▸ **INSTRUCTIONS TO FOLLOW**
Reproduce the lines of the material exactly, excluding every image.
#### DATASET EXTRACT ####
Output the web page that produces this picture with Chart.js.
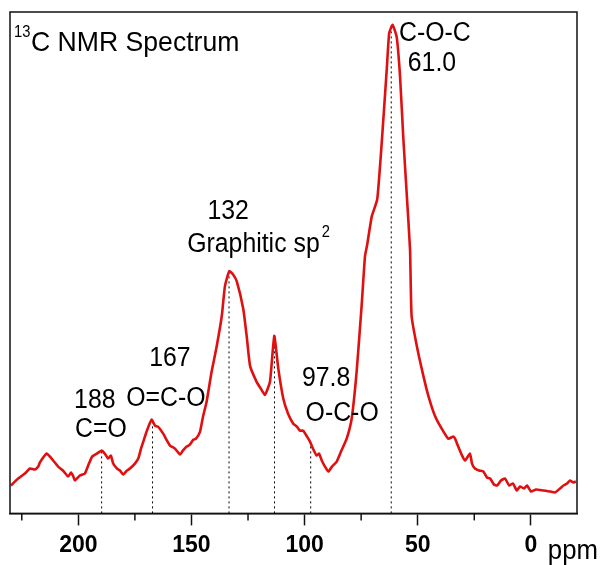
<!DOCTYPE html>
<html>
<head>
<meta charset="utf-8">
<script src="https://cdn.jsdelivr.net/npm/chart.js@4.4.1/dist/chart.umd.min.js"></script>
<style>
  html, body { margin: 0; padding: 0; background: #ffffff; }
  #wrap { width: 601px; height: 565px; }
</style>
</head>
<body>
<div id="wrap"><canvas id="c" width="601" height="565"></canvas></div>
<script>
// ---- data (ppm, arbitrary intensity) ----
const ppm = [229.8,226.6,223.6,221.4,219.2,217.7,217.0,214.0,211.8,208.9,206.8,204.5,203.2,202.2,201.5,199.3,197.1,195.3,193.9,191.8,189.7,188.3,186.8,185.6,184.6,182.9,181.6,180.2,178.5,177.2,175.0,173.5,172.3,171.3,169.7,167.6,166.1,164.8,162.5,160.8,159.5,157.3,155.0,153.8,152.1,150.7,149.2,148.0,146.2,144.9,143.3,141.1,138.9,136.6,135.2,133.3,131.7,130.0,127.1,125.6,124.1,121.2,119.3,117.5,115.3,113.4,111.6,109.4,107.3,105.0,103.4,102.0,100.6,98.9,97.6,96.3,94.7,93.6,92.4,91.0,89.5,87.9,85.8,83.9,81.4,79.2,77.0,74.8,73.3,72.3,70.3,67.9,65.9,63.7,62.6,61.1,59.3,57.8,56.4,54.9,53.4,52.7,50.4,47.5,45.3,42.4,39.4,36.5,34.3,33.5,32.1,30.4,29.1,26.9,26.0,24.7,22.9,21.0,19.4,18.0,16.3,14.9,13.2,11.4,9.6,7.9,6.2,4.8,3.0,1.7,-0.1,-2.3,-5.5,-8.5,-10.7,-12.9,-14.4,-16.0,-17.3,-18.7,-19.9];
const intensity = [28,35,40,45,44,47,51,60,55,47,43,37,41,37,33,38,40,50,57,60,63,60,55,58,50,45,43,39,43,45,50,55,65,72,83,94,88,87,80,73,68,65,59,63,67,69,74,75,82,97,112,142,167,198,228,243,240,233,205,178,148,132,125,119,132,178,145,115,100,90,87,83,83,77,72,65,58,60,53,47,42,47,52,62,75,95,142,208,258,270,298,315,372,445,482,490,478,438,378,322,265,198,168,138,118,98,85,75,77,75,67,58,53,60,50,45,43,42,36,35,29,28,33,35,28,30,23,27,25,28,22,24,23,22,21,25,28,30,33,31,32];

// peak marker positions (dotted drop lines)
const markerPpm = [189.7, 167.2, 133.4, 113.3, 97.3, 61.7];

// axis ticks
const majorTicks = [200, 150, 100, 50, 0];
const minorTicks = [225, 175, 125, 75, 25];
const xRange = [-20.4, 230.2];
const yRange = [0, 503];

// annotation texts (anchored in data units)
const labelTexts = ['C-O-C', '61.0', '132', 'Graphitic sp', '167', 'O=C-O', '188', 'C=O', '97.8', 'O-C-O'];
const labelPpm   = [42.4, 43.7, 133.8, 151.9, 159.5, 161.3, 192.7, 190.0, 90.5, 83.4];
const labelInt   = [481, 451, 303, 270, 155, 115, 113, 84, 135, 100];
const labelAlign = ['center','center','center','left','center','center','center','center','center','center'];

function valueAt(p) {
  for (let i = 0; i < ppm.length - 1; i++) {
    const a = ppm[i], b = ppm[i + 1];
    if ((p <= a && p >= b)) {
      const t = (a - p) / (a - b);
      return intensity[i] + t * (intensity[i + 1] - intensity[i]);
    }
  }
  return 0;
}

const spectrum = ppm.map((p, i) => ({ x: p, y: intensity[i] }));
const markerSets = markerPpm.map(p => ({
  data: [{ x: p, y: yRange[0] }, { x: p, y: valueAt(p) }],
  borderColor: '#000',
  borderWidth: 1,
  borderDash: [2, 3],
  pointRadius: 0,
  fill: false,
  order: 2
}));

const FONT = '"Liberation Sans", Arial, sans-serif';

function drawText(ctx, text, x, y, size, align, weight, sx) {
  ctx.save();
  ctx.font = (weight || 'normal') + ' ' + size + 'px ' + FONT;
  ctx.textBaseline = 'middle';
  ctx.fillStyle = '#000';
  ctx.translate(x, y);
  ctx.scale(sx || 1, 1);
  ctx.textAlign = align || 'center';
  ctx.fillText(text, 0, 0);
  const w = ctx.measureText(text).width * (sx || 1);
  ctx.restore();
  return w;
}

const decor = {
  id: 'decor',
  afterDraw(chart) {
    const { ctx, chartArea: ca, scales } = chart;
    const xs = scales.x, ys = scales.y;
    // frame
    ctx.save();
    ctx.strokeStyle = '#111';
    ctx.lineWidth = 1.5;
    ctx.strokeRect(ca.left, ca.top, ca.right - ca.left, ca.bottom - ca.top);
    // minor ticks
    ctx.lineWidth = 1.5;
    minorTicks.forEach(v => {
      const px = xs.getPixelForValue(v);
      ctx.beginPath();
      ctx.moveTo(px, ca.bottom);
      ctx.lineTo(px, ca.bottom + 7);
      ctx.stroke();
    });
    ctx.restore();

    const SX = 0.92;
    // title
    drawText(ctx, '13', ca.left + 4, ca.top + 21, 16, 'left', 'normal', SX);
    drawText(ctx, 'C NMR Spectrum', ca.left + 21, ca.top + 31, 28, 'left', 'normal', 0.95);

    // annotations
    labelTexts.forEach((t, i) => {
      const px = xs.getPixelForValue(labelPpm[i]);
      const py = ys.getPixelForValue(labelInt[i]);
      const w = drawText(ctx, t, px, py, 27, labelAlign[i], 'normal', SX);
      if (t === 'Graphitic sp') {
        drawText(ctx, '2', px + w + 2, py - 12, 16, 'left', 'normal', SX);
      }
    });

    // axis unit
    drawText(ctx, 'ppm', xs.getPixelForValue(0) + 17, ca.bottom + 38, 28, 'left', 'normal', SX);
  }
};

new Chart(document.getElementById('c'), {
  type: 'line',
  data: {
    datasets: [{
      data: spectrum,
      borderColor: '#e01010',
      borderWidth: 2.6,
      pointRadius: 0,
      tension: 0.15,
      fill: false,
      order: 1
    }].concat(markerSets)
  },
  options: {
    responsive: false,
    animation: false,
    devicePixelRatio: 1,
    layout: { padding: { left: 10, right: 24, top: 12, bottom: 0 } },
    plugins: { legend: { display: false }, tooltip: { enabled: false } },
    scales: {
      x: {
        type: 'linear',
        reverse: true,
        min: xRange[0],
        max: xRange[1],
        afterBuildTicks: axis => { axis.ticks = majorTicks.concat(minorTicks).sort((a, b) => b - a).map(v => ({ value: v })); },
        border: { display: true, color: '#111', width: 1.5 },
        grid: {
          drawOnChartArea: false,
          tickLength: 12,
          tickWidth: 1.5,
          tickColor: c => (c.tick && c.tick.value % 50 === 0) ? '#111' : 'rgba(0,0,0,0)'
        },
        ticks: {
          autoSkip: false,
          maxRotation: 0,
          padding: 6,
          color: '#000',
          font: { family: FONT, size: 23, weight: 'bold' },
          callback: v => (v % 50 === 0 ? String(v) : '')
        }
      },
      y: {
        display: false,
        min: yRange[0],
        max: yRange[1]
      }
    }
  },
  plugins: [decor]
});
</script>
</body>
</html>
####
▸ **OUTPUT FOR THIS EXERCISE**
Output the web page that produces this picture with Chart.js.
<!DOCTYPE html>
<html>
<head>
<meta charset="utf-8">
<script src="https://cdn.jsdelivr.net/npm/chart.js@4.4.1/dist/chart.umd.min.js"></script>
<style>
  html, body { margin: 0; padding: 0; background: #ffffff; }
  #wrap { width: 601px; height: 565px; }
</style>
</head>
<body>
<div id="wrap"><canvas id="c" width="601" height="565"></canvas></div>
<script>
// ---- data (ppm, arbitrary intensity) ----
const ppm = [229.8,226.6,223.6,221.4,219.2,217.7,217.0,214.0,211.8,208.9,206.8,204.5,203.2,202.2,201.5,199.3,197.1,195.3,193.9,191.8,189.7,188.3,186.8,185.6,184.6,182.9,181.6,180.2,178.5,177.2,175.0,173.5,172.3,171.3,169.7,167.6,166.1,164.8,162.5,160.8,159.5,157.3,155.0,153.8,152.1,150.7,149.2,148.0,146.2,144.9,143.3,141.1,138.9,136.6,135.2,133.3,131.7,130.0,127.1,125.6,124.1,121.2,119.3,117.5,115.3,113.4,111.6,109.4,107.3,105.0,103.4,102.0,100.6,98.9,97.6,96.3,94.7,93.6,92.4,91.0,89.5,87.9,85.8,83.9,81.4,79.2,77.0,74.8,73.3,72.3,70.3,67.9,65.9,63.7,62.6,61.1,59.3,57.8,56.4,54.9,53.4,52.7,50.4,47.5,45.3,42.4,39.4,36.5,34.3,33.5,32.1,30.4,29.1,26.9,26.0,24.7,22.9,21.0,19.4,18.0,16.3,14.9,13.2,11.4,9.6,7.9,6.2,4.8,3.0,1.7,-0.1,-2.3,-5.5,-8.5,-10.7,-12.9,-14.4,-16.0,-17.3,-18.7,-19.9];
const intensity = [28,35,40,45,44,47,51,60,55,47,43,37,41,37,33,38,40,50,57,60,63,60,55,58,50,45,43,39,43,45,50,55,65,72,83,94,88,87,80,73,68,65,59,63,67,69,74,75,82,97,112,142,167,198,228,243,240,233,205,178,148,132,125,119,132,178,145,115,100,90,87,83,83,77,72,65,58,60,53,47,42,47,52,62,75,95,142,208,258,270,298,315,372,445,482,490,478,438,378,322,265,198,168,138,118,98,85,75,77,75,67,58,53,60,50,45,43,42,36,35,29,28,33,35,28,30,23,27,25,28,22,24,23,22,21,25,28,30,33,31,32];

// peak marker positions (dotted drop lines)
const markerPpm = [189.7, 167.2, 133.4, 113.3, 97.3, 61.7];

// axis ticks
const majorTicks = [200, 150, 100, 50, 0];
const minorTicks = [225, 175, 125, 75, 25];
const xRange = [-20.4, 230.2];
const yRange = [0, 503];

// annotation texts (anchored in data units)
const labelTexts = ['C-O-C', '61.0', '132', 'Graphitic sp', '167', 'O=C-O', '188', 'C=O', '97.8', 'O-C-O'];
const labelPpm   = [42.4, 43.7, 133.8, 151.9, 159.5, 161.3, 192.7, 190.0, 90.5, 83.4];
const labelInt   = [481, 451, 303, 270, 155, 115, 113, 84, 135, 100];
const labelAlign = ['center','center','center','left','center','center','center','center','center','center'];

function valueAt(p) {
  for (let i = 0; i < ppm.length - 1; i++) {
    const a = ppm[i], b = ppm[i + 1];
    if ((p <= a && p >= b)) {
      const t = (a - p) / (a - b);
      return intensity[i] + t * (intensity[i + 1] - intensity[i]);
    }
  }
  return 0;
}

const spectrum = ppm.map((p, i) => ({ x: p, y: intensity[i] }));
const markerSets = markerPpm.map(p => ({
  data: [{ x: p, y: yRange[0] }, { x: p, y: valueAt(p) }],
  borderColor: '#000',
  borderWidth: 1,
  borderDash: [2, 3],
  pointRadius: 0,
  fill: false,
  order: 2
}));

const FONT = '"Liberation Sans", Arial, sans-serif';

function drawText(ctx, text, x, y, size, align, weight, sx) {
  ctx.save();
  ctx.font = (weight || 'normal') + ' ' + size + 'px ' + FONT;
  ctx.textBaseline = 'middle';
  ctx.fillStyle = '#000';
  ctx.translate(x, y);
  ctx.scale(sx || 1, 1);
  ctx.textAlign = align || 'center';
  ctx.fillText(text, 0, 0);
  const w = ctx.measureText(text).width * (sx || 1);
  ctx.restore();
  return w;
}

const decor = {
  id: 'decor',
  afterDraw(chart) {
    const { ctx, chartArea: ca, scales } = chart;
    const xs = scales.x, ys = scales.y;
    // frame
    ctx.save();
    ctx.strokeStyle = '#111';
    ctx.lineWidth = 1.5;
    ctx.strokeRect(ca.left, ca.top, ca.right - ca.left, ca.bottom - ca.top);
    // minor ticks
    ctx.lineWidth = 1.5;
    minorTicks.forEach(v => {
      const px = xs.getPixelForValue(v);
      ctx.beginPath();
      ctx.moveTo(px, ca.bottom);
      ctx.lineTo(px, ca.bottom + 7);
      ctx.stroke();
    });
    ctx.restore();

    const SX = 0.92;
    // title
    drawText(ctx, '13', ca.left + 4, ca.top + 21, 16, 'left', 'normal', SX);
    drawText(ctx, 'C NMR Spectrum', ca.left + 21, ca.top + 31, 28, 'left', 'normal', 0.95);

    // annotations
    labelTexts.forEach((t, i) => {
      const px = xs.getPixelForValue(labelPpm[i]);
      const py = ys.getPixelForValue(labelInt[i]);
      const w = drawText(ctx, t, px, py, 27, labelAlign[i], 'normal', SX);
      if (t === 'Graphitic sp') {
        drawText(ctx, '2', px + w + 2, py - 12, 16, 'left', 'normal', SX);
      }
    });

    // axis unit
    drawText(ctx, 'ppm', xs.getPixelForValue(0) + 17, ca.bottom + 38, 28, 'left', 'normal', SX);
  }
};

new Chart(document.getElementById('c'), {
  type: 'line',
  data: {
    datasets: [{
      data: spectrum,
      borderColor: '#e01010',
      borderWidth: 2.6,
      pointRadius: 0,
      tension: 0.15,
      fill: false,
      order: 1
    }].concat(markerSets)
  },
  options: {
    responsive: false,
    animation: false,
    devicePixelRatio: 1,
    layout: { padding: { left: 10, right: 24, top: 12, bottom: 0 } },
    plugins: { legend: { display: false }, tooltip: { enabled: false } },
    scales: {
      x: {
        type: 'linear',
        reverse: true,
        min: xRange[0],
        max: xRange[1],
        afterBuildTicks: axis => { axis.ticks = majorTicks.concat(minorTicks).sort((a, b) => b - a).map(v => ({ value: v })); },
        border: { display: true, color: '#111', width: 1.5 },
        grid: {
          drawOnChartArea: false,
          tickLength: 12,
          tickWidth: 1.5,
          tickColor: c => (c.tick && c.tick.value % 50 === 0) ? '#111' : 'rgba(0,0,0,0)'
        },
        ticks: {
          autoSkip: false,
          maxRotation: 0,
          padding: 6,
          color: '#000',
          font: { family: FONT, size: 23, weight: 'bold' },
          callback: v => (v % 50 === 0 ? String(v) : '')
        }
      },
      y: {
        display: false,
        min: yRange[0],
        max: yRange[1]
      }
    }
  },
  plugins: [decor]
});
</script>
</body>
</html>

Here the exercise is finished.